Correspondance Henry de Montherlant-Michel de Saint-Pierre opus 1
18/08/2014
Les 110 lettres qu'échangea Montherlant (1895-1972) avec son cousin, qui fut son plus fidèle confident, Michel de Saint-Pierre, restées inédites à ce jour, sont un document de première importance pour une approche directe de ce qu'il entendait par l'acte d'écriture, par les sujets abordés, d'ordre personnel ou littéraire. Elles courent de 1945 à 1972.
Montherlant y évoque ses propres oeuvres : La Relève du matin, Malatesta, Le Maître de Santiago, Demain il fera jour, Port-Royal, Brocéliande, La Reine morte, La Ville dont le prince est un enfant, Fils de personne,... Il aborde un projet de film avec Robert Bresson autour d'Ignace de Loyola (22 octobre 1947), son procès avec Grasset (1949 et 1953), son enfance (29 mars 1961).
Il revient souvent sur des questions de pureté de la langue française, comme dans cette lettre du 1e août 1970 : "Puisque nous en sommes aux questions de langage, je vous signale que vous m'écrivez : "J'ai écrit dans l'un des chapitres de mon roman." Quelqu'un m'a dit autrefois que l'on n'employait "l'un" que lorsqu'il s'agissait de deux objets, sous-entendu : "l'un et l'autre", et qu'il fallait dire "un" quand plusieurs objets étaient en cause..." Il livre également une pertinente critique des oeuvres de Saint-Pierre, dont Les Aristocrates (1954).
Son profond respect des mots, du sens et de leur portée apparaît par exemple dans la lettre qui suit. Attitude intransigeante s'il en est - qui pourraient laisser pantois certains littérateurs du moment - et qui le positionne d'emblée, face aux confrères de la presse littéraire en particulier.

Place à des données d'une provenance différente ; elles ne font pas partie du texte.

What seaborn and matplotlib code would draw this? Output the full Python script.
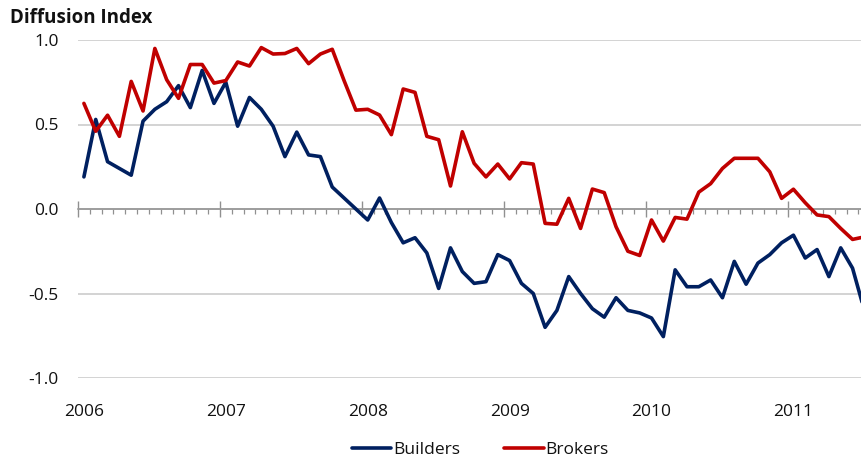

L'art d'écrire : "L'art est lent, la culture est lente, la réflexion est lente, la connaissance est lente. C'est dire qu'on ne peut qu'approuver... celui qui veut se consacrer à écrire. En aurez-vous le temps ? C'est en effet ce que nous pouvons nous demander tous deux..." (22 octobre 1947). - "J'aime votre nouvelle [Contes pour les septiques]. Mais je trouve que vos gens forcent toujours un peu la pose, comme dans les tableaux... : le visage impassible sous les soufflets, la rose à la bouche, etc... Il me semble qu'à mon âge on cherche surtout le ton juste, et vous ne l'avez pas toujours. Il reste que vous avez peut-être pensé que les gens de Malatesta prennent eux aussi des poses, et que ceux de Santiago n'ont pas le ton juste..." (1947, d'après une note postérieure). - "... J'ai quelquefois de la naïveté dans ma conduite - une certaine confiance dans la vie n'est pas parvenue à m'en débarrasser tout à fait, - mais je n'ai jamais de naïveté de mon art ; je n'y perds jamais la lucidité. Ce que vous appelez naïveté, c'est une certaine façon de sortir ses tripes, ou d'ouvrir son coeur, ou les deux, qu'exprime un mot connu... "Coupe des mots : ils saignent". C'est cette naïveté qui rend les textes vrais & émouvants... Cette naïveté consciente & voulue, je l'ai eue dès le début ; L'EXIL, écrit à 18 ans, est fait de cela. Elle paraît ridicule à ceux que Pascal, je crois, appelle "les malingres". Mais les malingres ne voient pas le ridicule où il est, et ils le voient où il n'est pas, c'est une règle qu'il faut se rappeler toujours en écrivant. Chaque fois qu'on se dit : "les gens vont trouver cette phrase ridicule", il faut écrire cette phrase..." (27 février 1960). - "J'ai commencé moi-même - le 23 juillet - un nouveau roman..." (10 août 1965). - "Depuis une cinquantaine d'années que je lis des articles sur la crise du roman ou la mort du roman, je continue à aimer le roman..." (19 avril 1969).